The new sports phenom, New York Knicks' player Jeremy Lin, came off the bench and helped win six games including a last-second shot to defeat the Toronto Raptors. Where else but America can you drink a German beer and watch a Taiwanese basketball player on your Japanese TV beat a team from Canada?
Did you all have a nice Valentine's Day yesterday? Do you know how St. Valentine died? He was beheaded by the emperor Claudius — right after Claudius saw how much he was charging for a dozen roses.
President Obama is in Los Angeles today hoping to raise millions of dollars — which may be why I saw him in the audience line this morning at "The Price Is Right." Barack Obama, come on down!
A group of Democratic fundraisers is offering a dinner with the president for $35,000. Unfortunately, the only person in America who can afford it is Mitt Romney.
Rick Santorum picked up an endorsement from the lead singer of the heavy-metal band Megadeth. Santorum is the only candidate who is both pro-life and pro-Megadeth.
In Las Vegas a diner suffered a heart attack while eating at a restaurant called the Heart Attack Grill. Even worse, it totally ruined the man's plans to take his date back to his room at the Chlamydia Hilton.
For me, every day is Valentine's Day. But last night was a special night. Nothing says love to me like a candlelight dinner and unlimited bread sticks.
They're saying now it looks like the state of Michigan is swinging toward Rick Santorum. And I think if there's a word that best describes Rick, it's "swinging."
I was talking to a friend about Santorum. He said, "For all my years in the State Department, I know one thing. Terrorists, what they fear most is a guy in a sweater vest."
They're developing nuclear weapons in Iran. Even more disturbing is they're developing a situation comedy about two broke girls.
Top Ten Worst Jeremy Lin Puns
Lin-termittent windshield wiper
Law and Order: Criminal Lin-Tent
Lin-ternational House of Lin-Cakes
Lin-terest-bearing Lin-vestment grade financial Lin-strument
Does this look Lin-fected to you?
Jere-meat sauce with Lin-guine
You gotta be Lin it to Lin it
I had to go to the doctor for my annual physical. My doctor has seen me go from unemployed actor to unemployed actor with a talk show.
He said I have the arteries of a 35-year-old, a 20-year-old's metabolism, and a 10-year-old's sense of humor.
I want to live to a ripe old age so I can go to the supermarket and say really inappropriate things to the girls who work there and, you know, they will find it adorable because I'll be old.
Right now when I do that, I just get arrested.
I bought three dozen Valentine's Day roses yesterday — for my girlfriend, my mom, and my daughter. $22,000. That's a lot, right?
President Obama was here in Hollywood today. I'm willing to give money to the Obama campaign as long as when they leave Hollywood, they load all of the "American Idol" karaoke singers onto Air Force One and take them with him.

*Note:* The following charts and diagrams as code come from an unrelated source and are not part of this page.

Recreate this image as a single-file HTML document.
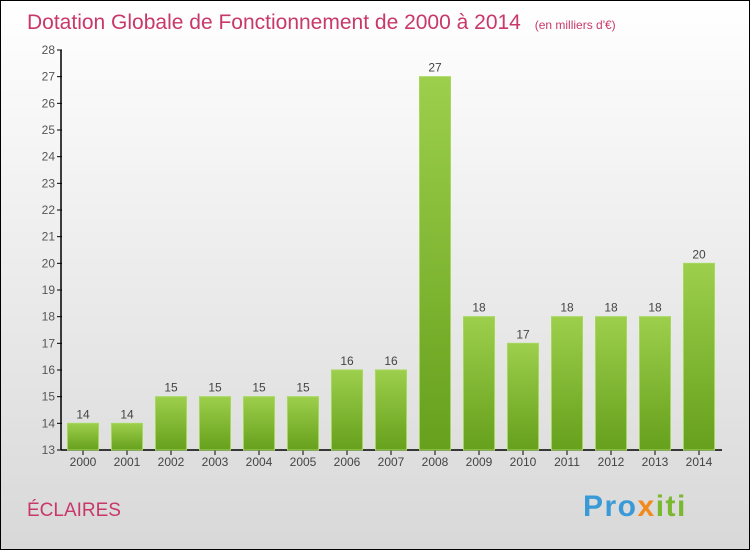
<!DOCTYPE html>
<html><head><meta charset="utf-8"><style>
body{margin:0;}
svg{display:block;font-family:"Liberation Sans",sans-serif;}
</style></head><body>
<svg id="c" width="750" height="550" xmlns="http://www.w3.org/2000/svg">
<defs>
<linearGradient id="bg" x1="0" y1="0" x2="0" y2="1"><stop offset="0" stop-color="#ffffff"/><stop offset="1" stop-color="#d8d8d8"/></linearGradient>
<linearGradient id="bar" x1="0" y1="0" x2="0" y2="1"><stop offset="0" stop-color="#9ccf4c"/><stop offset="1" stop-color="#66a01c"/></linearGradient>
</defs>
<rect x="0.5" y="0.5" width="749" height="549" fill="url(#bg)" stroke="#000"/>
<text x="27" y="29" font-size="21" fill="#c8386a">Dotation Globale de Fonctionnement de 2000 à 2014 <tspan font-size="12" dx="8">(en milliers d'€)</tspan></text>
<text x="27" y="516" font-size="19" fill="#c8386a">ÉCLAIRES</text>
<text x="583" y="516" font-size="30" font-weight="bold" fill="#3a9ad8" letter-spacing="1.5">Pro<tspan fill="#f08a1c">x</tspan><tspan fill="#7ab830">iti</tspan></text>
<g id="axes"></g><g id="bars"></g>
</svg>
<script>
const years=["2000","2001","2002","2003","2004","2005","2006","2007","2008","2009","2010","2011","2012","2013","2014"];
const values=[14,14,15,15,15,15,16,16,27,18,17,18,18,18,20];
const yTicks=[13,14,15,16,17,18,19,20,21,22,23,24,25,26,27,28];
const NS="http://www.w3.org/2000/svg";
const y=v=>450-(v-13)*400/15;
const x=i=>83+i*44;
function mk(t,a,p){const e=document.createElementNS(NS,t);for(const k in a)e.setAttribute(k,a[k]);p.appendChild(e);return e;}
const ax=document.getElementById('axes'),bg=document.getElementById('bars');
const yl=mk('line',{x1:61,y1:50,x2:61,y2:450,stroke:'#000','stroke-width':1.5},ax);


const xl=mk('line',{x1:61,y1:450,x2:722,y2:450,stroke:'#000','stroke-width':1.5},ax);


yTicks.forEach(v=>{
 mk('line',{x1:57,y1:y(v),x2:62,y2:y(v),stroke:'#000'},ax);
 const t=mk('text',{x:55,y:y(v)+4,'font-size':12,fill:'#555','text-anchor':'end'},ax);t.textContent=v;
 
 
});
years.forEach((yr,i)=>{
 const v=values[i];
 const r=mk('rect',{x:x(i)-15.5,y:y(v),width:31,height:450-y(v),fill:'url(#bar)',stroke:'#a6d85c','stroke-width':1},bg);
 
 
 const l=mk('text',{x:x(i),y:y(v)-5,'font-size':12,fill:'#444','text-anchor':'middle'},bg);l.textContent=v;
 
 
 mk('line',{x1:x(i),y1:450,x2:x(i),y2:455,stroke:'#000'},ax);
 const t=mk('text',{x:x(i),y:466,'font-size':12,fill:'#444','text-anchor':'middle'},ax);t.textContent=yr;
 
 
});
</script>
</body></html>
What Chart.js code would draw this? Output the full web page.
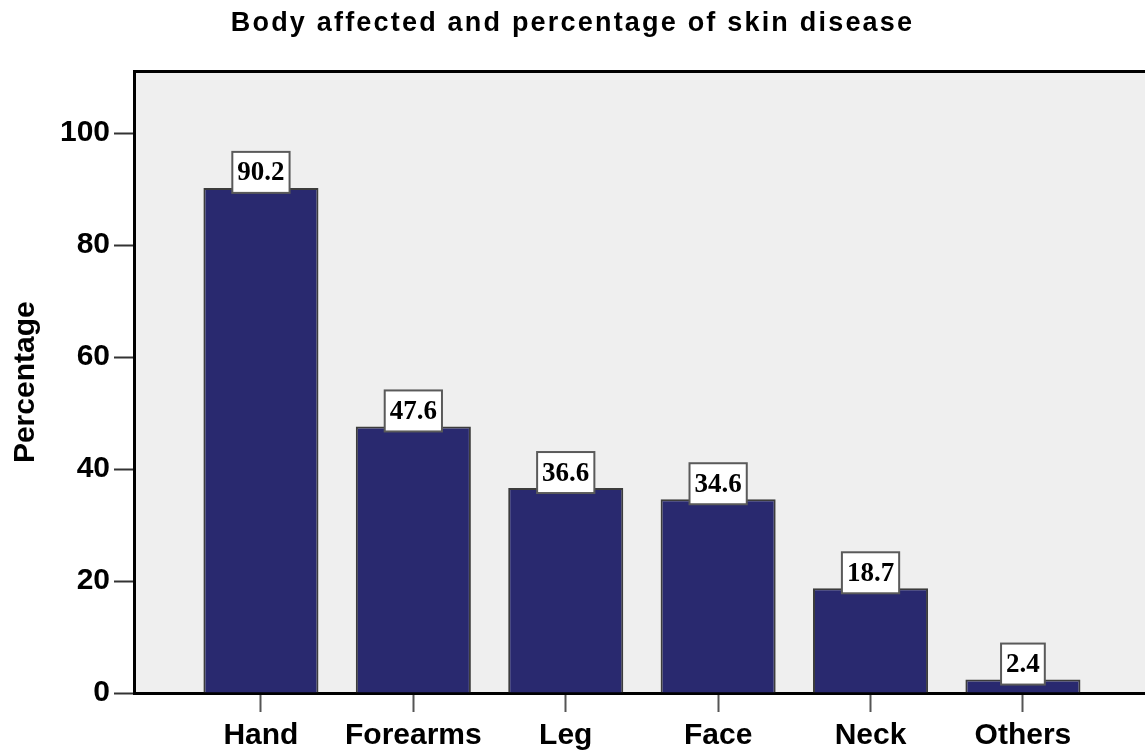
<!DOCTYPE html>
<html>
<head>
<meta charset="utf-8">
<script src="https://cdn.jsdelivr.net/npm/chart.js@4/dist/chart.umd.min.js"></script>
<style>
  html, body { margin: 0; padding: 0; background: #ffffff; }
  #wrap { width: 1145px; height: 751px; }
</style>
</head>
<body>
<div id="wrap"><canvas id="c" width="1145" height="751"></canvas></div>
<script>
// ---- data ----
const chartTitle = 'Body affected and percentage of skin disease';
const yAxisTitle = 'Percentage';
const categories = ['Hand', 'Forearms', 'Leg', 'Face', 'Neck', 'Others'];
const percentages = [90.2, 47.6, 36.6, 34.6, 18.7, 2.4];
const yTickValues = [0, 20, 40, 60, 80, 100];

// ---- styles ----
const BAR_COLOR = '#29296f';
const BAR_EDGE = '#3c3c3c';
const PLOT_BG = '#efefef';
const SANS = '"Liberation Sans", Arial, sans-serif';
const SERIF = '"Liberation Serif", "Times New Roman", serif';

const points = categories.map((c, i) => ({ x: i, y: percentages[i] }));

const plotBackground = {
  id: 'plotBackground',
  beforeDraw(chart) {
    const { ctx, chartArea: a } = chart;
    ctx.save();
    ctx.fillStyle = PLOT_BG;
    ctx.fillRect(a.left, a.top, a.right - a.left, a.bottom - a.top);
    ctx.restore();
    // widen title letter spacing
    const tb = chart.titleBlock;
    if (tb && !tb._spaced) {
      const orig = tb.draw;
      tb.draw = function () {
        const c = this.ctx;
        c.save();
        c.letterSpacing = '2.2px';
        orig.apply(this, arguments);
        c.restore();
      };
      tb._spaced = true;
    }
  }
};

const valueBoxes = {
  id: 'valueBoxes',
  afterDatasetsDraw(chart) {
    const { ctx } = chart;
    const meta = chart.getDatasetMeta(0);
    ctx.save();
    ctx.font = 'bold 27px ' + SERIF;
    ctx.textAlign = 'center';
    ctx.textBaseline = 'middle';
    meta.data.forEach((bar, i) => {
      const txt = percentages[i].toFixed(1);
      const w = ctx.measureText(txt).width + 10;
      const h = 41;
      const cx = bar.x;
      const bottom = bar.y + 5;
      const top = bottom - h;
      ctx.fillStyle = '#ffffff';
      ctx.fillRect(cx - w / 2, top, w, h);
      ctx.strokeStyle = '#5a5a5a';
      ctx.lineWidth = 2;
      ctx.strokeRect(cx - w / 2, top, w, h);
      ctx.fillStyle = '#000000';
      ctx.fillText(txt, cx, top + h / 2 + 1);
    });
    ctx.restore();
  }
};

new Chart(document.getElementById('c'), {
  type: 'bar',
  data: {
    datasets: [{
      data: points,
      backgroundColor: BAR_COLOR,
      borderColor: BAR_EDGE,
      borderWidth: 2,
      borderSkipped: 'start',
      barPercentage: 0.755,
      categoryPercentage: 1.0
    }]
  },
  options: {
    responsive: false,
    animation: false,
    layout: { padding: 0 },
    plugins: {
      legend: { display: false },
      tooltip: { enabled: false },
      title: {
        display: true,
        text: chartTitle,
        color: '#000',
        font: { family: SANS, size: 27, weight: 'bold', lineHeight: 1.2 },
        padding: { top: 7, bottom: 32 }
      }
    },
    scales: {
      x: {
        type: 'linear',
        position: 'bottom',
        offset: false,
        min: -0.833,
        max: 5.801,
        afterFit(s) { s.height = 58; },
        ticks: {
          stepSize: 1,
          includeBounds: false,
          autoSkip: false,
          maxRotation: 0,
          padding: 6,
          color: '#000',
          font: { family: SANS, size: 30, weight: 'bold' },
          callback: (v) => (Number.isInteger(v) && categories[v] !== undefined) ? categories[v] : ''
        },
        grid: {
          display: true,
          offset: false,
          drawOnChartArea: false,
          drawTicks: true,
          tickLength: 19,
          tickColor: '#555',
          tickWidth: 2
        },
        border: { display: true, color: '#000', width: 3 }
      },
      xTop: {
        type: 'linear',
        position: 'top',
        offset: false,
        min: -0.833,
        max: 5.801,
        afterFit(s) { s.height = 0; },
        ticks: { display: false },
        grid: { display: false, drawTicks: false },
        border: { display: true, color: '#000', width: 3 }
      },
      y: {
        min: 0,
        max: 111,
        afterFit(s) { s.width = 134; },
        afterBuildTicks(s) { s.ticks = yTickValues.map(v => ({ value: v })); },
        ticks: {
          stepSize: 20,
          includeBounds: false,
          padding: 4,
          color: '#000',
          font: { family: SANS, size: 30, weight: 'bold' }
        },
        grid: {
          display: true,
          drawOnChartArea: false,
          drawTicks: true,
          tickLength: 20,
          tickColor: '#333',
          tickWidth: 2
        },
        border: { display: true, color: '#000', width: 3 },
        title: {
          display: true,
          text: yAxisTitle,
          color: '#000',
          font: { family: SANS, size: 30, weight: 'bold', lineHeight: 1.2 },
          padding: { top: 8, bottom: 0 }
        }
      }
    }
  },
  plugins: [plotBackground, valueBoxes]
});
</script>
</body>
</html>
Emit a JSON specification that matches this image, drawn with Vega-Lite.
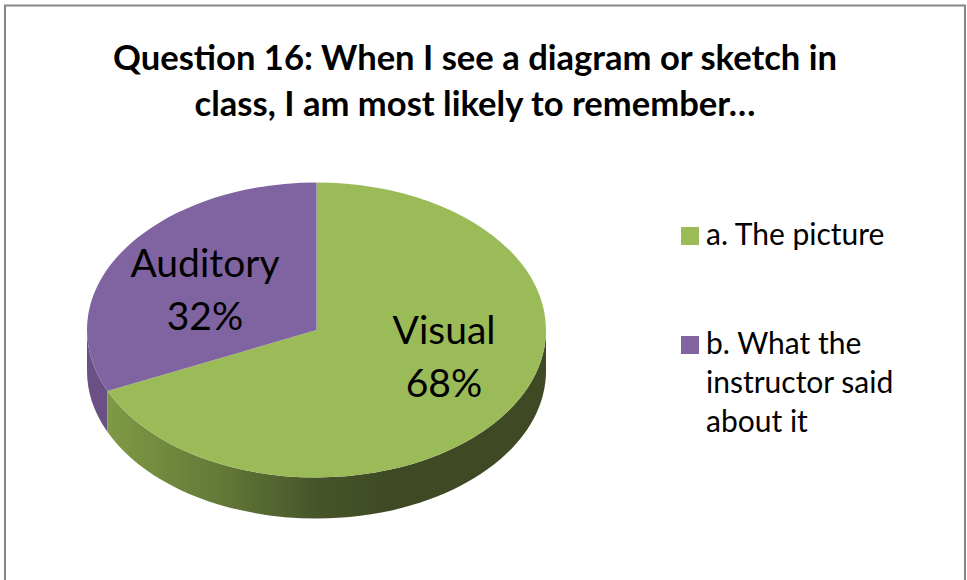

The obesity rate among school kids has been on the rise. Schools are having to order special desks and seats for students who are particularly obese. Is exercise just out of the question now?
There is one good thing about our students getting fatter. Our teachers are now less likely to want to have sex with them.
After disputes over its nuclear program, Iran is threatening to stop exporting oil. Which means the U.S. may have to tap into its backup reserve: Mitt Romney’s hair.
Today President Obama visited a factory in Wisconsin that brought back 100 jobs from China. It’s got to be tough for the workers in China who lost those jobs — but kids always bounce back.
A court in Germany has reopened a 400-year-old case involving a woman who was found guilty of witchcraft. And if that woman is still alive for the trial, I’m gonna go ahead and say "Guilty.”
There’s a new channel called DOG TV that offers 24 hours of programming to entertain dogs while their owners are gone. That's crazy. My dog doesn't want to watch TV — not when I just got him an iPad.